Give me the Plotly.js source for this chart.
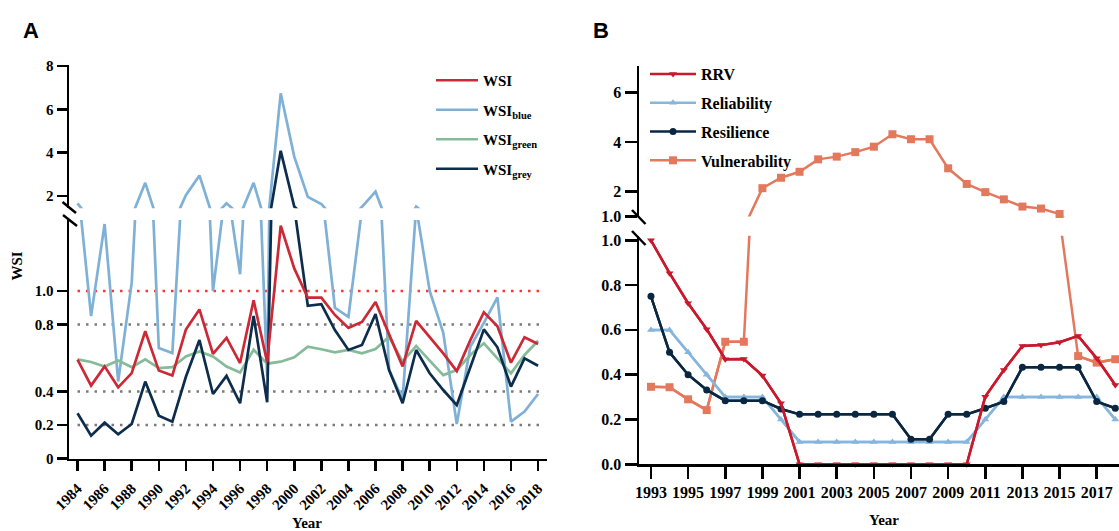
<!DOCTYPE html>
<html><head><meta charset="utf-8">
<script src="https://cdn.plot.ly/plotly-3.0.1.min.js"></script>
<style>html,body{margin:0;padding:0;background:#fff;}#chart{width:1119px;height:531px;}</style>
</head><body><div id="chart"></div>
<script>
// ---------- Panel A data ----------
const yearsA = [1984,1985,1986,1987,1988,1989,1990,1991,1992,1993,1994,1995,1996,1997,1998,1999,2000,2001,2002,2003,2004,2005,2006,2007,2008,2009,2010,2011,2012,2013,2014,2015,2016,2017,2018];
const wsi      = [0.59,0.435,0.55,0.425,0.51,0.76,0.525,0.495,0.77,0.89,0.625,0.72,0.57,0.945,0.575,1.39,1.135,0.96,0.96,0.857,0.78,0.815,0.935,0.745,0.55,0.822,0.727,0.628,0.522,0.707,0.873,0.79,0.572,0.724,0.684];
const wsiBlue  = [1.65,0.85,1.40,0.46,1.05,2.6,0.66,0.63,2.03,2.94,1.0,1.65,1.1,2.6,0.49,6.74,3.81,1.95,1.62,0.9,0.845,1.49,2.19,0.53,0.355,1.5,1.0,0.75,0.206,0.667,0.81,0.962,0.22,0.28,0.385];
const wsiGreen = [0.592,0.576,0.549,0.585,0.545,0.592,0.54,0.545,0.609,0.639,0.609,0.549,0.513,0.649,0.566,0.578,0.604,0.668,0.652,0.634,0.648,0.628,0.654,0.727,0.578,0.672,0.584,0.498,0.528,0.618,0.688,0.598,0.509,0.618,0.703];
const wsiGrey  = [0.27,0.136,0.214,0.144,0.206,0.459,0.256,0.22,0.488,0.707,0.385,0.493,0.33,0.851,0.336,4.08,1.5,0.912,0.922,0.767,0.648,0.678,0.863,0.528,0.33,0.648,0.509,0.409,0.319,0.548,0.771,0.664,0.429,0.598,0.554];
const tickYearsA = [1984,1986,1988,1990,1992,1994,1996,1998,2000,2002,2004,2006,2008,2010,2012,2014,2016,2018];
const lowTicksA = [0,0.2,0.4,0.8,1.0];
const lowTickTextA = ["0","0.2","0.4","0.8","1.0"];
const upTicksA = [2,4,6,8];
const redRefLine = [1.0];
const greyRefLines = [0.8,0.4,0.2];

// ---------- Panel B data ----------
const yearsB = [1993,1994,1995,1996,1997,1998,1999,2000,2001,2002,2003,2004,2005,2006,2007,2008,2009,2010,2011,2012,2013,2014,2015,2016,2017,2018];
const rrv         = [1.0,0.853,0.719,0.603,0.469,0.47,0.396,0.272,0,0,0,0,0,0,0,0,0,0,0.302,0.421,0.528,0.532,0.545,0.573,0.473,0.354];
const reliability = [0.6,0.6,0.5,0.4,0.3,0.3,0.3,0.2,0.1,0.1,0.1,0.1,0.1,0.1,0.1,0.1,0.1,0.1,0.2,0.3,0.3,0.3,0.3,0.3,0.3,0.2];
const resilience  = [0.75,0.5,0.4,0.332,0.284,0.284,0.284,0.247,0.223,0.223,0.223,0.223,0.223,0.223,0.112,0.112,0.223,0.223,0.25,0.28,0.433,0.433,0.433,0.433,0.28,0.25];
const vulnerability = [0.346,0.344,0.29,0.242,0.547,0.547,2.14,2.56,2.80,3.30,3.41,3.59,3.81,4.31,4.11,4.11,2.94,2.31,1.98,1.69,1.40,1.32,1.10,0.483,0.454,0.469];
const tickYearsB = [1993,1995,1997,1999,2001,2003,2005,2007,2009,2011,2013,2015,2017];
const lowTicksB = [0,0.2,0.4,0.6,0.8,1.0];
const upTicksB = [1,2,4,6];
const upTickTextB = ["1.0","2","4","6"];

// ---------- geometry helpers (pixel -> paper) ----------
const W = 1119, H = 531;
const fx = px => px / W;
const fy = py => (H - py) / H;

const SERIF = '"Liberation Serif","Times New Roman",serif';
const tickFontA = {family: SERIF, size: 15, color: '#000', weight: 'bold'};
const tickFontB = {family: SERIF, size: 16, color: '#000', weight: 'bold'};

// axis-break ranges
const A_LOW = [0, 1.424], A_UP = [1.42, 8.05];
const B_LOW = [0, 1.02],  B_UP = [1.0, 7.05];

// keep a value for the upper segment only if it, or a neighbour, lies above the break
function upperOnly(y, lim) {
  return y.map((v, i) => (v > lim || (i > 0 && y[i-1] > lim) || (i < y.length-1 && y[i+1] > lim)) ? v : null);
}

const traces = [];
// Panel A: lines drawn on both broken-axis segments
function addA(name, y, color, rank) {
  traces.push({x: yearsA, y: y, xaxis: 'x', yaxis: 'y', mode: 'lines', name: name,
    line: {color: color, width: 2.7}, legend: 'legend', legendgroup: name, legendrank: rank, showlegend: true});
  traces.push({x: yearsA, y: upperOnly(y, A_UP[0]), xaxis: 'x', yaxis: 'y2', mode: 'lines', name: name,
    connectgaps: false, line: {color: color, width: 2.7}, legendgroup: name, showlegend: false});
}
addA('WSI<sub>blue</sub>', wsiBlue, '#7fb1d7', 2);
addA('WSI<sub>green</sub>', wsiGreen, '#85bb98', 3);
addA('WSI<sub>grey</sub>', wsiGrey, '#0d2d4d', 4);
addA('WSI', wsi, '#cc2936', 1);

// Panel B: lines on both segments, markers only in each segment's own range
function addB(name, y, color, symbol, size, rank) {
  traces.push({x: yearsB, y: y, xaxis: 'x2', yaxis: 'y3', mode: 'lines', name: name,
    line: {color: color, width: 2.5}, legendgroup: name, showlegend: false});
  traces.push({x: yearsB, y: upperOnly(y, B_LOW[1]), xaxis: 'x2', yaxis: 'y4', mode: 'lines', name: name,
    connectgaps: false, line: {color: color, width: 2.5}, legendgroup: name, showlegend: false});
  traces.push({x: yearsB, y: y.map(v => v <= B_LOW[1] ? v : null), xaxis: 'x2', yaxis: 'y3',
    mode: 'lines+markers', name: name, cliponaxis: false, connectgaps: false,
    line: {color: color, width: 2.5}, marker: {color: color, symbol: symbol, size: size},
    legend: 'legend2', legendgroup: name, legendrank: rank, showlegend: true});
  traces.push({x: yearsB, y: y.map(v => v > B_LOW[1] ? v : null), xaxis: 'x2', yaxis: 'y4',
    mode: 'markers', name: name, cliponaxis: false,
    marker: {color: color, symbol: symbol, size: size}, legendgroup: name, showlegend: false});
}
addB('Vulnerability', vulnerability, '#e3785c', 'square', 8, 4);
addB('Reliability', reliability, '#86b5dd', 'triangle-up', 7, 2);
addB('Resilience', resilience, '#0a2742', 'circle', 7, 3);
addB('RRV', rrv, '#c8192d', 'triangle-down', 7, 1);

const axBase = {showgrid: false, zeroline: false, showline: true, linecolor: '#000', linewidth: 2.5,
  ticks: 'outside', tickcolor: '#000', tickwidth: 2.5, automargin: false, fixedrange: true};

const shapes = [];
// dotted reference lines, panel A
redRefLine.forEach(v => shapes.push({type: 'line', xref: 'x', yref: 'y', x0: 1984, x1: 2018.25, y0: v, y1: v,
  line: {color: '#ff3535', width: 2.5, dash: '2.5px,6px'}, layer: 'below'}));
greyRefLines.forEach(v => shapes.push({type: 'line', xref: 'x', yref: 'y', x0: 1984, x1: 2018.25, y0: v, y1: v,
  line: {color: '#7a7a7a', width: 2.5, dash: '2.5px,6px'}, layer: 'below'}));
// axis break marks
function brk(x0, y0, x1, y1) {
  shapes.push({type: 'line', xref: 'paper', yref: 'paper', x0: fx(x0), y0: fy(y0), x1: fx(x1), y1: fy(y1),
    line: {color: '#000', width: 2.5}});
}
brk(62.5, 202, 76, 213);
brk(63, 215, 77, 226);
brk(632, 210, 645.5, 224);
brk(632, 231, 645.5, 245);

const annFont = {family: SERIF, size: 15, color: '#000', weight: 'bold'};
const annotations = [
  {text: 'A', x: fx(31), y: fy(30), xref: 'paper', yref: 'paper', showarrow: false, xanchor: 'center', yanchor: 'middle',
    font: {family: '"Liberation Sans",Arial,sans-serif', size: 22, color: '#000', weight: 'bold'}},
  {text: 'B', x: fx(601), y: fy(30), xref: 'paper', yref: 'paper', showarrow: false, xanchor: 'center', yanchor: 'middle',
    font: {family: '"Liberation Sans",Arial,sans-serif', size: 22, color: '#000', weight: 'bold'}},
  {text: 'WSI', x: fx(16.5), y: fy(266), xref: 'paper', yref: 'paper', showarrow: false, textangle: -90,
    xanchor: 'center', yanchor: 'middle', font: annFont},
  {text: 'Year', x: fx(307), y: fy(523), xref: 'paper', yref: 'paper', showarrow: false,
    xanchor: 'center', yanchor: 'middle', font: annFont},
  {text: 'Year', x: fx(884), y: fy(520), xref: 'paper', yref: 'paper', showarrow: false,
    xanchor: 'center', yanchor: 'middle', font: annFont}
];

const layout = {
  width: W, height: H, autosize: false,
  margin: {l: 0, r: 0, t: 0, b: 0, pad: 0},
  paper_bgcolor: '#fff', plot_bgcolor: 'rgba(0,0,0,0)',
  font: {family: SERIF, color: '#000'},
  xaxis: Object.assign({}, axBase, {domain: [fx(69), fx(547)], range: [1983.37, 2018.66], anchor: 'y',
    tickvals: tickYearsA, tickangle: -45, ticklen: 10, ticklabelstandoff: 3, tickfont: tickFontA}),
  yaxis: Object.assign({}, axBase, {domain: [fy(458.5), fy(220)], range: A_LOW, anchor: 'x',
    tickvals: lowTicksA, ticktext: lowTickTextA, ticklen: 10, tickfont: tickFontA}),
  yaxis2: Object.assign({}, axBase, {domain: [fy(208.3), fy(65)], range: A_UP, anchor: 'x',
    tickvals: upTicksA, ticklen: 10, tickfont: tickFontA}),
  xaxis2: Object.assign({}, axBase, {domain: [fx(639), 1], range: [1992.355, 2018.2], anchor: 'y3',
    tickvals: tickYearsB, tickangle: 0, ticklen: 12, tickfont: tickFontB}),
  yaxis3: Object.assign({}, axBase, {domain: [fy(464.3), fy(235.8)], range: B_LOW, anchor: 'x2',
    tickvals: lowTicksB, tickformat: '.1f', ticklen: 12, tickfont: tickFontB}),
  yaxis4: Object.assign({}, axBase, {domain: [fy(216.5), fy(66.2)], range: B_UP, anchor: 'x2',
    tickvals: upTicksB, ticktext: upTickTextB, ticklen: 12, tickfont: tickFontB}),
  legend: {x: fx(431), y: fy(64), xanchor: 'left', yanchor: 'top', bgcolor: 'rgba(0,0,0,0)',
    itemwidth: 42, tracegroupgap: 7, font: {family: SERIF, size: 15, color: '#000', weight: 'bold'}},
  legend2: {x: fx(645), y: fy(57), xanchor: 'left', yanchor: 'top', bgcolor: 'rgba(0,0,0,0)',
    itemwidth: 46, tracegroupgap: 5, font: {family: SERIF, size: 16, color: '#000', weight: 'bold'}},
  showlegend: true,
  shapes: shapes,
  annotations: annotations
};

Plotly.newPlot('chart', traces, layout, {displayModeBar: false, staticPlot: true});
</script>
</body></html>
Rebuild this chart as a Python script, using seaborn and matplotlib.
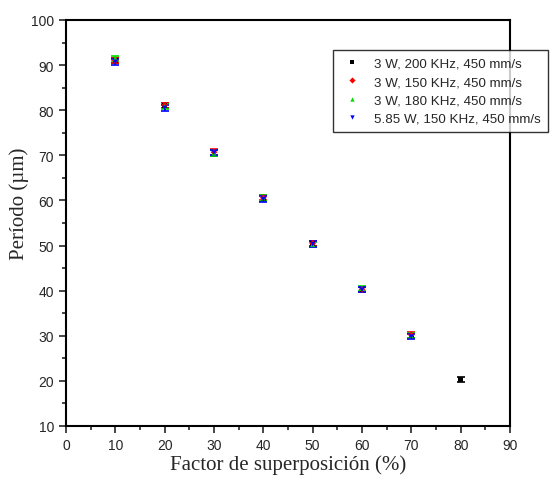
import numpy as np
import pandas as pd
import matplotlib
matplotlib.use('Agg')
import matplotlib.pyplot as plt
from matplotlib.ticker import MultipleLocator
import seaborn as sns

# ──────────────────────────────────────────────
# Data
# ──────────────────────────────────────────────
SERIES = ['3 W, 200 KHz, 450 mm/s',
          '3 W, 150 KHz, 450 mm/s',
          '3 W, 180 KHz, 450 mm/s',
          '5.85 W, 150 KHz, 450 mm/s']

X_BLACK = [10, 20, 30, 40, 50, 60, 70, 80]
Y_BLACK = [91.0, 81.0, 70.5, 60.5, 50.5, 40.3, 30.0, 20.3]

X_RED = [10, 20, 30, 40, 50, 60, 70]
Y_RED = [91.0, 81.1, 70.7, 60.6, 50.5, 40.3, 30.2]

X_GREEN = [10, 20, 30, 40, 50, 60, 70]
Y_GREEN = [91.5, 80.8, 70.5, 60.5, 50.2, 40.5, 30.0]

X_BLUE = [10, 20, 30, 40, 50, 60, 70]
Y_BLUE = [90.7, 80.5, 70.6, 60.3, 50.3, 40.2, 29.8]

ERR = 0.6

COLORS = ['black', 'red', '#00dd00', 'blue']
MARKERS = ['s', 'D', '^', 'v']

frames = []
for name, xs, ys in zip(SERIES,
                        [X_BLACK, X_RED, X_GREEN, X_BLUE],
                        [Y_BLACK, Y_RED, Y_GREEN, Y_BLUE]):
    frames.append(pd.DataFrame({'x': xs, 'y': ys, 'serie': name}))
df = pd.concat(frames, ignore_index=True)

sns.set_style('white')
plt.rcParams['font.family'] = ['Liberation Sans', 'DejaVu Sans']

fig = plt.figure(figsize=(5.53, 4.85), dpi=100)
ax = fig.add_axes([66 / 553, 1 - 427 / 485, (510 - 66) / 553, (427 - 21) / 485])

# error bars first, markers on top
for name, color in zip(SERIES, COLORS):
    sub = df[df['serie'] == name]
    ax.errorbar(sub['x'], sub['y'], yerr=ERR, fmt='none', ecolor=color,
                elinewidth=1.2, capsize=3, capthick=1.2, zorder=2)

sns.scatterplot(data=df, x='x', y='y', hue='serie', style='serie',
                palette=dict(zip(SERIES, COLORS)),
                markers=dict(zip(SERIES, MARKERS)),
                s=12, linewidth=0, ax=ax, zorder=3)

ax.set_xlim(0, 90)
ax.set_ylim(10, 100)
ax.xaxis.set_major_locator(MultipleLocator(10))
ax.xaxis.set_minor_locator(MultipleLocator(5))
ax.yaxis.set_major_locator(MultipleLocator(10))
ax.yaxis.set_minor_locator(MultipleLocator(5))
ax.tick_params(which='major', direction='out', length=5, width=1.2,
               labelsize=10, left=True, bottom=True, top=False, right=False)
ax.tick_params(which='minor', direction='out', length=3, width=1.2,
               left=True, bottom=True, top=False, right=False)
for sp in ax.spines.values():
    sp.set_color('black')
    sp.set_linewidth(1.5)

ax.set_xlabel('Factor de superposición (%)', family='Liberation Serif',
              fontsize=15, labelpad=2)
ax.set_ylabel('Período (µm)', family='Liberation Serif', fontsize=15)
ax.yaxis.set_label_coords(-0.083, 0.55)

leg = ax.legend(loc='upper left', bbox_to_anchor=(333 / 553, 1 - 51 / 485),
                bbox_transform=fig.transFigure, borderaxespad=0,
                fontsize=9.6, frameon=True, fancybox=False, edgecolor='black',
                borderpad=0.55, handlelength=1.8, handletextpad=0.7,
                labelspacing=0.45, markerscale=0.9)
leg.get_frame().set_linewidth(1.0)
leg.set_zorder(10)

fig.savefig('out.png', dpi=100, facecolor='white')
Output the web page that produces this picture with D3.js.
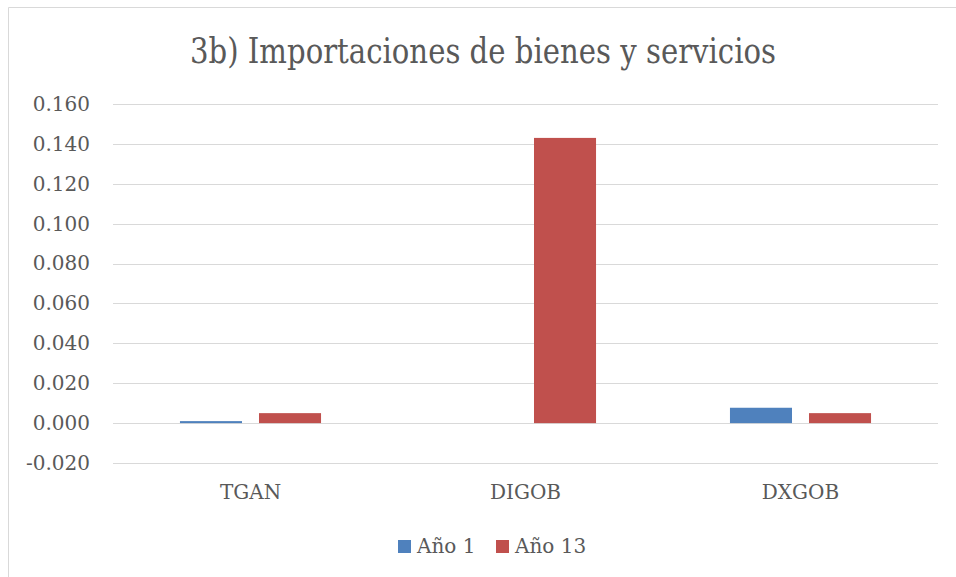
<!DOCTYPE html>
<html><head><meta charset="utf-8">
<script src="https://cdn.jsdelivr.net/npm/d3@7"></script>
<style>body{margin:0;background:#fff}svg{display:block}</style>
</head><body>
<svg id="c" width="956" height="577"></svg>
<script>
const title = "3b) Importaciones de bienes y servicios";
const categories = ["TGAN", "DIGOB", "DXGOB"];
const seriesNames = ["Año 1", "Año 13"];
const ano1 = [0.001, 0.0, 0.0077];
const ano13 = [0.005, 0.143, 0.005];
const yTicks = [-0.02, 0, 0.02, 0.04, 0.06, 0.08, 0.10, 0.12, 0.14, 0.16];
const colors = ["#4F81BD", "#C0504D"];

const FONT = "'DejaVu Serif', serif";
const TXT = "#595959";
const svg = d3.select("#c");

// chart border
svg.append("path").attr("d", "M8.5,577 V7.5 H956").attr("fill", "none").attr("stroke", "#d9d9d9").attr("stroke-width", 1);

const plot = {left: 113, right: 938, top: 104, bottom: 463};
const y = d3.scaleLinear().domain([-0.02, 0.16]).range([plot.bottom, plot.top]);
const x0 = d3.scaleBand().domain(categories).range([plot.left, plot.right]).paddingInner(0.487).paddingOuter(0.2435);
const x1 = d3.scaleBand().domain(seriesNames).range([0, x0.bandwidth()]).paddingInner(0.215).paddingOuter(0);

// gridlines
svg.append("g").selectAll("line").data(yTicks).join("line")
  .attr("x1", plot.left).attr("x2", plot.right)
  .attr("y1", d => Math.round(y(d)) + 0.5).attr("y2", d => Math.round(y(d)) + 0.5)
  .attr("stroke", "#d9d9d9").attr("stroke-width", 1);

// y axis labels
const yAxis = d3.axisLeft(y).tickValues(yTicks).tickFormat(d3.format(".3f")).tickSize(0).tickPadding(0);
const ga = svg.append("g").attr("transform", "translate(90,0)").call(yAxis);
ga.select(".domain").remove();
ga.selectAll("text").attr("font-family", FONT).attr("font-size", 20).attr("fill", TXT).text(d => d3.format(".3f")(d).replace("−", "-"));

// bars
const data = categories.map((c, i) => ({c, vals: [ano1[i], ano13[i]]}));
const groups = svg.append("g").selectAll("g").data(data).join("g")
  .attr("transform", d => `translate(${x0(d.c)},0)`);
groups.selectAll("rect").data(d => d.vals.map((v, j) => ({v, s: seriesNames[j], j}))).join("rect")
  .attr("x", d => x1(d.s)).attr("width", x1.bandwidth())
  .attr("y", d => y(Math.max(0, d.v))).attr("height", d => Math.abs(y(d.v) - y(0)))
  .attr("fill", d => colors[d.j]);

// category labels
const xAxis = d3.axisBottom(x0).tickSize(0).tickPadding(0);
const gx = svg.append("g").attr("transform", "translate(0,485)").call(xAxis);
gx.select(".domain").remove();
gx.selectAll("text").attr("font-family", FONT).attr("font-size", 20).attr("fill", TXT);

// title
svg.append("text").attr("x", 483).attr("y", 63).attr("text-anchor", "middle")
  .attr("font-family", FONT).attr("font-size", 36).attr("fill", TXT)
  .attr("textLength", 586).attr("lengthAdjust", "spacingAndGlyphs").text(title);

// legend
const lg = svg.append("g");
const legX = [398, 496];
seriesNames.forEach((s, i) => {
  lg.append("rect").attr("x", legX[i]).attr("y", 540).attr("width", 13).attr("height", 13).attr("fill", colors[i]);
  lg.append("text").attr("x", legX[i] + 19).attr("y", 553).attr("font-family", FONT).attr("font-size", 20).attr("fill", TXT).text(s);
});
</script>
</body></html>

▶ _BRIEF_: Reproduce the data above word for word from its first line through the line that holds "const greyRefLines = [0.8,0.4,0.2];", both ends included; skip pictures.

▶ _OUTPUT OF THE TASK_:
Give me the Plotly.js source for this chart.
<!DOCTYPE html>
<html><head><meta charset="utf-8">
<script src="https://cdn.plot.ly/plotly-3.0.1.min.js"></script>
<style>html,body{margin:0;padding:0;background:#fff;}#chart{width:1119px;height:531px;}</style>
</head><body><div id="chart"></div>
<script>
// ---------- Panel A data ----------
const yearsA = [1984,1985,1986,1987,1988,1989,1990,1991,1992,1993,1994,1995,1996,1997,1998,1999,2000,2001,2002,2003,2004,2005,2006,2007,2008,2009,2010,2011,2012,2013,2014,2015,2016,2017,2018];
const wsi      = [0.59,0.435,0.55,0.425,0.51,0.76,0.525,0.495,0.77,0.89,0.625,0.72,0.57,0.945,0.575,1.39,1.135,0.96,0.96,0.857,0.78,0.815,0.935,0.745,0.55,0.822,0.727,0.628,0.522,0.707,0.873,0.79,0.572,0.724,0.684];
const wsiBlue  = [1.65,0.85,1.40,0.46,1.05,2.6,0.66,0.63,2.03,2.94,1.0,1.65,1.1,2.6,0.49,6.74,3.81,1.95,1.62,0.9,0.845,1.49,2.19,0.53,0.355,1.5,1.0,0.75,0.206,0.667,0.81,0.962,0.22,0.28,0.385];
const wsiGreen = [0.592,0.576,0.549,0.585,0.545,0.592,0.54,0.545,0.609,0.639,0.609,0.549,0.513,0.649,0.566,0.578,0.604,0.668,0.652,0.634,0.648,0.628,0.654,0.727,0.578,0.672,0.584,0.498,0.528,0.618,0.688,0.598,0.509,0.618,0.703];
const wsiGrey  = [0.27,0.136,0.214,0.144,0.206,0.459,0.256,0.22,0.488,0.707,0.385,0.493,0.33,0.851,0.336,4.08,1.5,0.912,0.922,0.767,0.648,0.678,0.863,0.528,0.33,0.648,0.509,0.409,0.319,0.548,0.771,0.664,0.429,0.598,0.554];
const tickYearsA = [1984,1986,1988,1990,1992,1994,1996,1998,2000,2002,2004,2006,2008,2010,2012,2014,2016,2018];
const lowTicksA = [0,0.2,0.4,0.8,1.0];
const lowTickTextA = ["0","0.2","0.4","0.8","1.0"];
const upTicksA = [2,4,6,8];
const redRefLine = [1.0];
const greyRefLines = [0.8,0.4,0.2];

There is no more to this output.